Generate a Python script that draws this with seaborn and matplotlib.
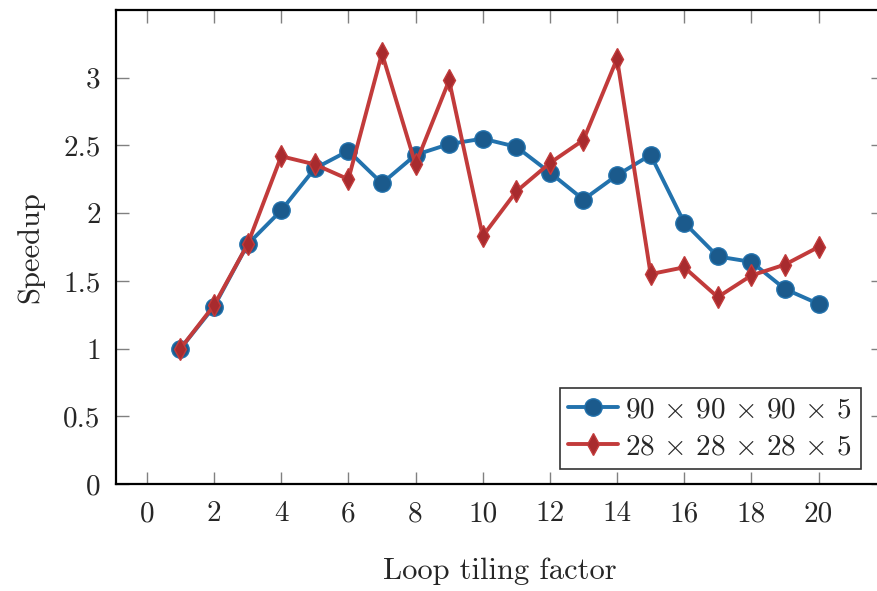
import matplotlib
matplotlib.use("Agg")
import matplotlib.pyplot as plt
import seaborn as sns
import pandas as pd

x_vals = list(range(1, 21))
speedup_90 = [1.00, 1.31, 1.77, 2.02, 2.33, 2.46, 2.22, 2.43, 2.51, 2.55,
              2.49, 2.30, 2.10, 2.28, 2.43, 1.93, 1.68, 1.64, 1.44, 1.33]
speedup_28 = [1.00, 1.32, 1.77, 2.42, 2.36, 2.25, 3.18, 2.36, 2.98, 1.83,
              2.16, 2.37, 2.54, 3.14, 1.55, 1.60, 1.38, 1.54, 1.62, 1.75]
labels = [r"$90\,\times\,90\,\times\,90\,\times\,5$", r"$28\,\times\,28\,\times\,28\,\times\,5$"]
xticks = list(range(0, 21, 2))
yticks = [0, 0.5, 1, 1.5, 2, 2.5, 3]
ytick_labels = ["0", "0.5", "1", "1.5", "2", "2.5", "3"]

sns.set_theme(style="white")
plt.rcParams["font.family"] = ["cmr10", "DejaVu Serif"]
plt.rcParams["mathtext.fontset"] = "cm"
plt.rcParams["axes.formatter.use_mathtext"] = True

fig = plt.figure(figsize=(8.77, 5.91), dpi=100)
ax = fig.add_axes([116 / 877, 107 / 591, (883 - 116) / 877, (484 - 10) / 591])

df1 = pd.DataFrame({"x": x_vals, "y": speedup_90})
df2 = pd.DataFrame({"x": x_vals, "y": speedup_28})

sns.lineplot(data=df1, x="x", y="y", ax=ax, color="#2272ad", lw=2.8,
             marker="o", markersize=12.5, markerfacecolor="#1b5a8c",
             markeredgecolor="#2272ad", markeredgewidth=1.0, label=labels[0])
sns.lineplot(data=df2, x="x", y="y", ax=ax, color="#c23b3b", lw=2.8,
             marker="d", markersize=11, markerfacecolor="#a82b2e",
             markeredgecolor="#c23b3b", markeredgewidth=1.0, label=labels[1])

ax.set_xlim(-0.92, 21.92)
ax.set_ylim(0, 3.5)
ax.set_xticks(xticks)
ax.set_xticklabels([str(t) for t in xticks])
ax.set_yticks(yticks)
ax.set_yticklabels(ytick_labels)
ax.tick_params(direction="in", length=9, width=1.0, color="#808080",
               labelsize=21, top=True, right=True, bottom=True, left=True,
               pad=11)
ax.tick_params(axis="x", pad=12)
for s in ax.spines.values():
    s.set_color("black")
    s.set_linewidth(1.6)

ax.set_xlabel("Loop tiling factor", fontsize=22, labelpad=22)
ax.set_ylabel("Speedup", fontsize=22, labelpad=14)

leg = ax.legend(loc="lower right", bbox_to_anchor=(861 / 877, 122 / 591),
                bbox_transform=fig.transFigure, borderaxespad=0,
                fontsize=21, frameon=True, fancybox=False, handlelength=1.7,
                handletextpad=0.25, borderpad=0.3, labelspacing=0.35)
leg.get_frame().set_edgecolor("black")
leg.get_frame().set_linewidth(1.2)

fig.savefig("out.png", dpi=100)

**JOB:** From the first line above to the line containing "import pandas as pd", repeat each line exactly. Pictures stay out.

**THE OUTPUT:**
Generate a Python script that draws this with seaborn and matplotlib.
import matplotlib
matplotlib.use("Agg")
import matplotlib.pyplot as plt
import seaborn as sns
import pandas as pd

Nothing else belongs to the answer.